The length of your putter could be costing you strokes: how long is your putter? Do you even know? Is it the correct choice for your height and putting style? Putting makes up 40-45% of your score, but it is often the club we spend the least time thinking about or apply the least amount of logic when we purchase. In this article, we will look into how to measure putter length the right way.
Think about it – how did you decide to buy the putter that is currently in your bag. Was it based on how cool it looked on TV or did you make a bunch of putts in a row at your local pro shop astro-turf green and did you consider the length?
With so many top brands like TaylorMade, Wilson, Callaway, Odyssey, Cleveland Golf and budget alternatives from the likes of PGX it can be a nightmare to pick the best putter so let’s delve deeper into finding the right solution for you.
Based on recent findings, well over 50% of golfers are using the wrong length putter – most of them are longer than they should be to achieve the best results.
What is the Proper Putter Length for My Height?
Let’s assume we are talking about standard putters, not arm lock or chest putters. The average man is 5 foot and 10 inches tall – based on this height, putter manufacturers recommend a putter length of 34 inches, so why does 35-inch putters seem to be the norm?
On the PGA tour, the average putter length is 33 to 33 ½ inches, but how many 33-inch putters have you seen on the market? They are a little hard to find – you can order them online, but most putters you find in retailers are 34 or 35 inches.

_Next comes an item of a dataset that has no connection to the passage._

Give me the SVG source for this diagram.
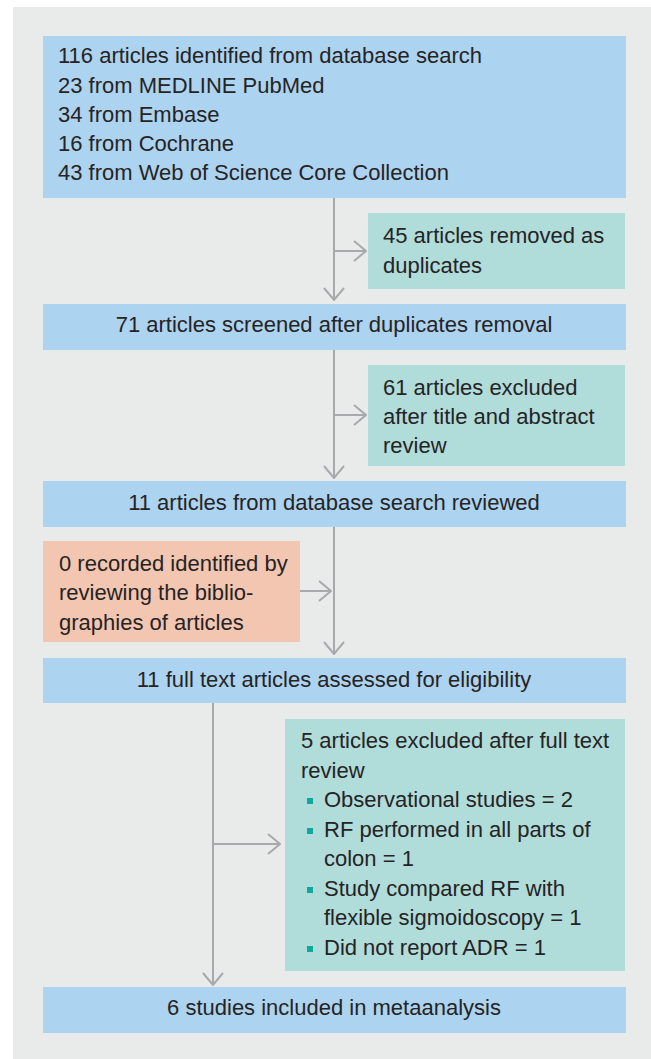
<svg xmlns="http://www.w3.org/2000/svg" width="651" height="1059" viewBox="0 0 651 1059">
<style>
.t{font-family:"Liberation Sans",Arial,sans-serif;font-size:22px;fill:#262324}
.c{text-anchor:middle}
.blue{fill:#acd3ef}
.teal{fill:#b0dcda}
.salmon{fill:#f2c6b1}
.ln{stroke:#a7a9ac;stroke-width:2;fill:none}
.bul{fill:#10a89a}
</style>
<defs>
<marker id="ah" viewBox="0 0 14 22" refX="13" refY="11" markerWidth="14" markerHeight="22" markerUnits="userSpaceOnUse" orient="auto">
<path d="M1,1 L13,11 L1,21" stroke="#a7a9ac" stroke-width="2" fill="none"/>
</marker>
</defs>
<rect x="13" y="7" width="638" height="1052" fill="#e9ebeb"/>
<g id="connectors">
<line class="ln" x1="334" y1="198" x2="334" y2="300" marker-end="url(#ah)"/>
<line class="ln" x1="334" y1="251" x2="366" y2="251" marker-end="url(#ah)"/>
<line class="ln" x1="334" y1="350" x2="334" y2="478" marker-end="url(#ah)"/>
<line class="ln" x1="334" y1="415" x2="366" y2="415" marker-end="url(#ah)"/>
<line class="ln" x1="334" y1="527" x2="334" y2="654" marker-end="url(#ah)"/>
<line class="ln" x1="300" y1="591" x2="331" y2="591" marker-end="url(#ah)"/>
<line class="ln" x1="213" y1="703" x2="213" y2="985" marker-end="url(#ah)"/>
<line class="ln" x1="213" y1="844" x2="280" y2="844" marker-end="url(#ah)"/>
</g>
<g id="n1">
<rect class="blue" x="43" y="36" width="583" height="162"/>
<text class="t" x="58" y="63">116 articles identified from database search</text>
<text class="t" x="58" y="93">23 from MEDLINE PubMed</text>
<text class="t" x="58" y="122">34 from Embase</text>
<text class="t" x="58" y="151">16 from Cochrane</text>
<text class="t" x="58" y="180">43 from Web of Science Core Collection</text>
</g>
<g id="n2">
<rect class="teal" x="368" y="213" width="257" height="76"/>
<text class="t" x="383" y="243">45 articles removed as</text>
<text class="t" x="383" y="273">duplicates</text>
</g>
<g id="n3">
<rect class="blue" x="43" y="304" width="583" height="46"/>
<text class="t c" x="334" y="332">71 articles screened after duplicates removal</text>
</g>
<g id="n4">
<rect class="teal" x="368" y="365" width="257" height="101"/>
<text class="t" x="383" y="395">61 articles excluded</text>
<text class="t" x="383" y="424">after title and abstract</text>
<text class="t" x="383" y="453">review</text>
</g>
<g id="n5">
<rect class="blue" x="43" y="481" width="583" height="46"/>
<text class="t c" x="334" y="510">11 articles from database search reviewed</text>
</g>
<g id="n6">
<rect class="salmon" x="43" y="541" width="257" height="101"/>
<text class="t" x="59" y="571">0 recorded identified by</text>
<text class="t" x="59" y="600">reviewing the biblio-</text>
<text class="t" x="59" y="630">graphies of articles</text>
</g>
<g id="n7">
<rect class="blue" x="43" y="658" width="583" height="45"/>
<text class="t c" x="334" y="687">11 full text articles assessed for eligibility</text>
</g>
<g id="n8">
<rect class="teal" x="285" y="719" width="340" height="252"/>
<text class="t" x="301" y="748">5 articles excluded after full text</text>
<text class="t" x="301" y="778">review</text>
<rect class="bul" x="307" y="798" width="6" height="6"/>
<text class="t" x="324" y="807">Observational studies = 2</text>
<rect class="bul" x="307" y="828" width="6" height="6"/>
<text class="t" x="324" y="837">RF performed in all parts of</text>
<text class="t" x="324" y="866">colon = 1</text>
<rect class="bul" x="307" y="887" width="6" height="6"/>
<text class="t" x="324" y="896">Study compared RF with</text>
<text class="t" x="324" y="925">flexible sigmoidoscopy = 1</text>
<rect class="bul" x="307" y="946" width="6" height="6"/>
<text class="t" x="324" y="955">Did not report ADR = 1</text>
</g>
<g id="n9">
<rect class="blue" x="43" y="987" width="583" height="46"/>
<text class="t c" x="334" y="1015">6 studies included in metaanalysis</text>
</g>
</svg>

Is a 35-inch Putter too Long?
Probably, but it depends. Of all the shots played in golf, putting is the most unique player to player. If you watch a tour event on TV, you will notice numerous different putting styles and putter lengths.
Michelle Wie’s “tabletop” putting style received a lot of attention a couple of years ago and Robert Garrigus has used a short putter on tour for a couple years. When I say short, I mean 28 inches!
If you truly want to see great players using different putter styles and lengths, check out the Champions Tour. It will be hard for you to find two players that putt the same way. From Scott McCarron to Bernard Langer, they have all figured out different ways to get the ball into the hole.
I wouldn’t recommend watching Vijay Singh putt right now – it is a bit frightening. Trying different putting styles is great, but there is a lot going on with Vijay’s stroke right now.
How Do You Know What Putter is Best for You?
Finding the best putter for you can be a bit of a journey, but there is a shortcut. More and more companies are offering putter fittings.
Amateur golfers pay hundreds of dollars to get fit for drivers and irons but often skip the putter. Not only will you ensure the length of your putter is correct, but a professional fitter will also consider key components like Offset, Loft, Lie Angle, Weight and Grip Size.
They will incorporate your height, stroke type, and level of play. Do you think professional golfers buy putters off the rack? Putter fitting is relatively inexpensive and will give you the peace of mind that you have optimized this critical scoring club.
If you prefer to figure it out yourself or don’t want to spend the money to get fitted, here are some things to consider…
There is No Wrong Answer
putting is about you being comfortable over the ball and hitting consistent putts. If that means you like a 38-inch putter or a 30-inch putter, go with it.
No one is going to make fun of your putter as you take a few dollars from them after the round. It probably makes sense to start with something between 33” & 35” but go with what allows you to comfortably roll the ball.
While putters come in all shapes and sizes, the first decision to make – do you like a mallet or blade-style putter? Not sure, try them out on the practice green or even the course.
Don’t focus on how many putts you make, but how many good/solid putts you hit. How often do you hit your line? How is your speed control?
Tinker / Trial-n-Error
Putting is more of an art than a science. Jack Nicklaus won the 1986 Masters with an odd stance and a strange, large putter that no one had seen before and no one has really used since.
Start with the standard – if you are 6 feet tall and prefer a mallet putter, try a 34-inch mallet and go from there.
When you are in your natural putting stance, does the putter lie flat on the ground or is the heal or toe in the air? This can be a quick indicator that your putter is the wrong length.
Be creative. Don’t be afraid to try different length putters or styles. Look to other players for different ideas, grips, lengths, etc.
Many tour pros own a few different putters and will make a change based on green conditions or needing a mental re-set. In recent years, even Tiger Woods has gone away from his blade putter and played several tournaments with a mallet.
When explaining why he was trying the mallet, Tiger talked about needing a change to reduce frustration and see some putts go in the hole and this was his solution in solving how to measure putter length that ultimately worked for him.
Other Factors to Take into Consideration
While it is not the only important component of your putter, length is an easy one to check. If you struggle on the greens and are using a putter that is two inches too long, it may be time to try something new.
One thing to keep in mind is that putters are weighted based on their length, so you can undermine the design if you simply cut a 35-inch putter down to 33”. You are better off finding a putter that was built to be the length you desire.